# Llangennech Park House



## Gphotography (Dec 27, 2009)

A drive through a rather pleasant modern housing estate with 7 seated cars, front lawns & the obligatory attached garage’s brings you to a dead end or so it may seem. Tucked away at the bottom of someone's garden stands this rather impressive ruined mansion house. If you stand at the back door of the owner’s home you’d not see what’s left of Llangennech Park House, it’s as if someone had placed a military style camouflage net over the whole thing. Long forgotten by the people of Llangennech & of neighbouring Llanelli, Llangennech Park House is a truly magical forgotten place. Not much is known about the house except for its connections to the local Stepney family (Stepney spare wheel fame) & of its past owner the Earl of Warwick. After a short spell of military service the house was left abandoned in 1946.


----------



## smileysal (Dec 28, 2009)

oooooooooooh I love places like this, hidden away and forgotten about.  It looks like it used to be a very large house, and stables (I think lol). Is that a fire engine in that last pic as well? I'm sure nobody's girl will spot this, her dad is into really old fire engines. 

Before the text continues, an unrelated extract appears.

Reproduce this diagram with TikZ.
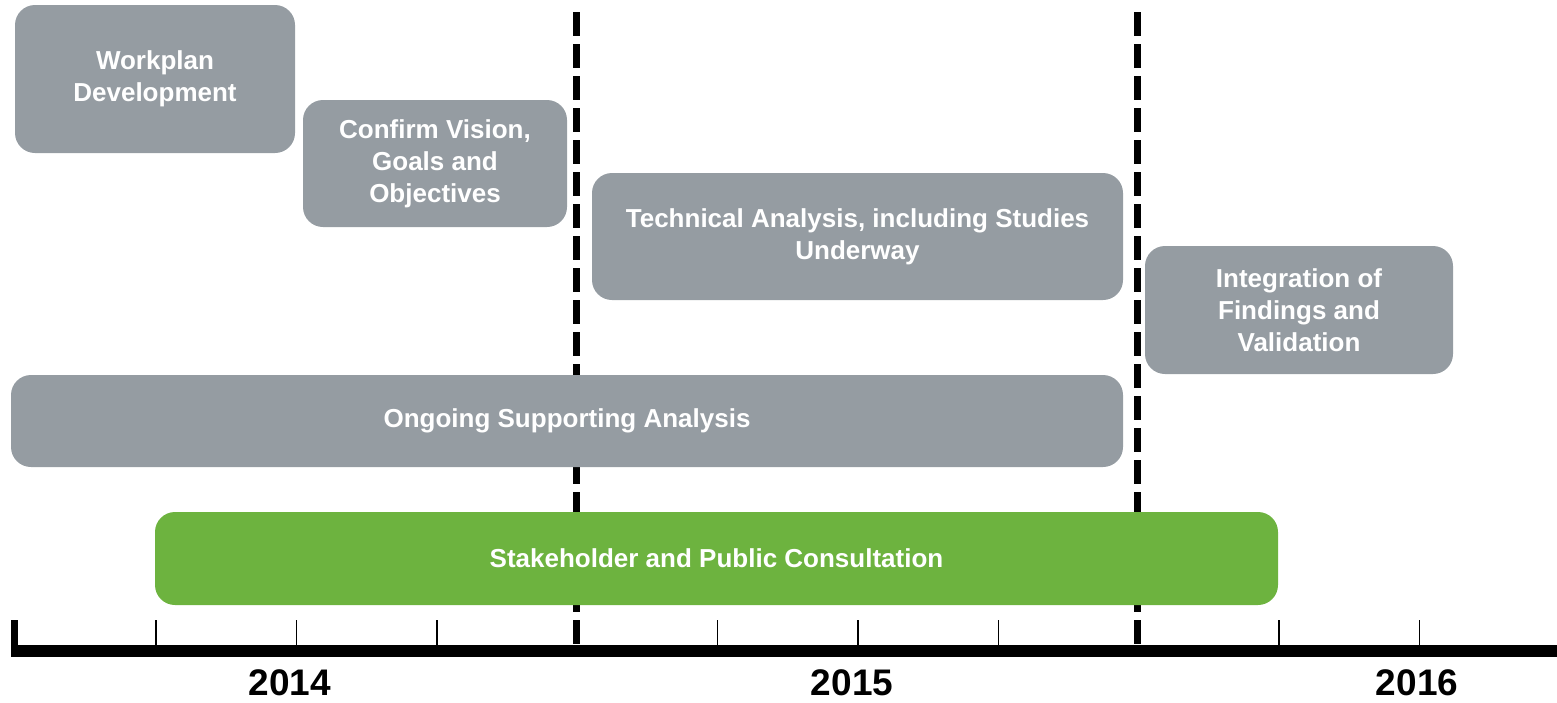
\documentclass[tikz,border=0pt]{standalone}
\usepackage{fontspec}
\setmainfont{Liberation Sans}
\definecolor{phasegray}{RGB}{149,156,162}
\definecolor{consultgreen}{RGB}{109,179,63}
\begin{document}
\begin{tikzpicture}[x=1pt,y=-1pt,
  phase/.style={fill=phasegray,rounded corners=20pt,text=white,align=center,inner sep=0pt,
    font=\fontsize{26}{32}\selectfont\bfseries},
  yearlabel/.style={inner sep=0pt,font=\fontsize{37}{44}\selectfont\bfseries}]
\useasboundingbox (0,0) rectangle (1557,702);
\foreach \x in {576,1137.5} {
\draw[line width=7pt,dash pattern=on 24pt off 8pt] (\x,12) -- (\x,645);
}
\node[phase,minimum width=280pt,minimum height=148pt] (workplan) at (155,79) {Workplan\\Development};
\node[phase,minimum width=264pt,minimum height=127pt] (vision) at (435,163.5) {Confirm Vision,\\Goals and\\Objectives};
\node[phase,minimum width=531pt,minimum height=127pt] (technical) at (857.5,236.5) {Technical Analysis, including Studies\\Underway};
\node[phase,minimum width=308pt,minimum height=128pt] (integration) at (1299,310) {Integration of\\Findings and\\Validation};
\node[phase,minimum width=1112pt,minimum height=92pt] (ongoing) at (567,421) {Ongoing Supporting Analysis};
\node[phase,fill=consultgreen,minimum width=1123pt,minimum height=93pt] (consult) at (716.5,558.5) {Stakeholder and Public Consultation};
\foreach \k in {1,2,3,5,6,7,9,10} {
\draw[line width=1.5pt] (15.6+140.4*\k,620) -- (15.6+140.4*\k,646);
}
\draw[line width=7pt] (14.5,620) -- (14.5,657);
\draw[line width=12pt] (11,651) -- (1557,651);
\node[yearlabel] (y2014) at (290,683) {2014};
\node[yearlabel] (y2015) at (852,683) {2015};
\node[yearlabel] (y2016) at (1417,683) {2016};
\end{tikzpicture}
\end{document}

Any ideas on who owns the building now? 

Good pics and lovely first report. i do like this. 

 Sal

Edited to add the history of the house.

http://www.llanelli-history.i12.com/houses_llangennech_park.htm


----------



## reddwarf9 (Dec 28, 2009)

what a great place - and apparently left to rot by our beloved government lol

http://www.llanelli-history.i12.com/houses_llangennech_park.htm


----------



## Foxylady (Dec 28, 2009)

Fabulous stuff, Gphotography...totally agree with Sal, love tucked away places like this. Great find.


----------



## Gphotography (Dec 29, 2009)

Cheers guys. The house is now in private hands & sits at the bottom of the garden of a rather unassuming bungalow. Like I said, if you stand at the bungalows back door you can't see the house as it's totally overgrown. It's not until you step through one of the openings in the ivy you get to see the true splendor of the house. It's a real shame to see such once proud homes go to waste.


----------



## sallybear (Dec 29, 2009)

ooh nice find, I love old houses

great pics


----------



## bonniemcprice (Jan 14, 2010)

Wow. I was brought up in a nearby village to Llanelli and am still there most weekends and had no idea this was there!


----------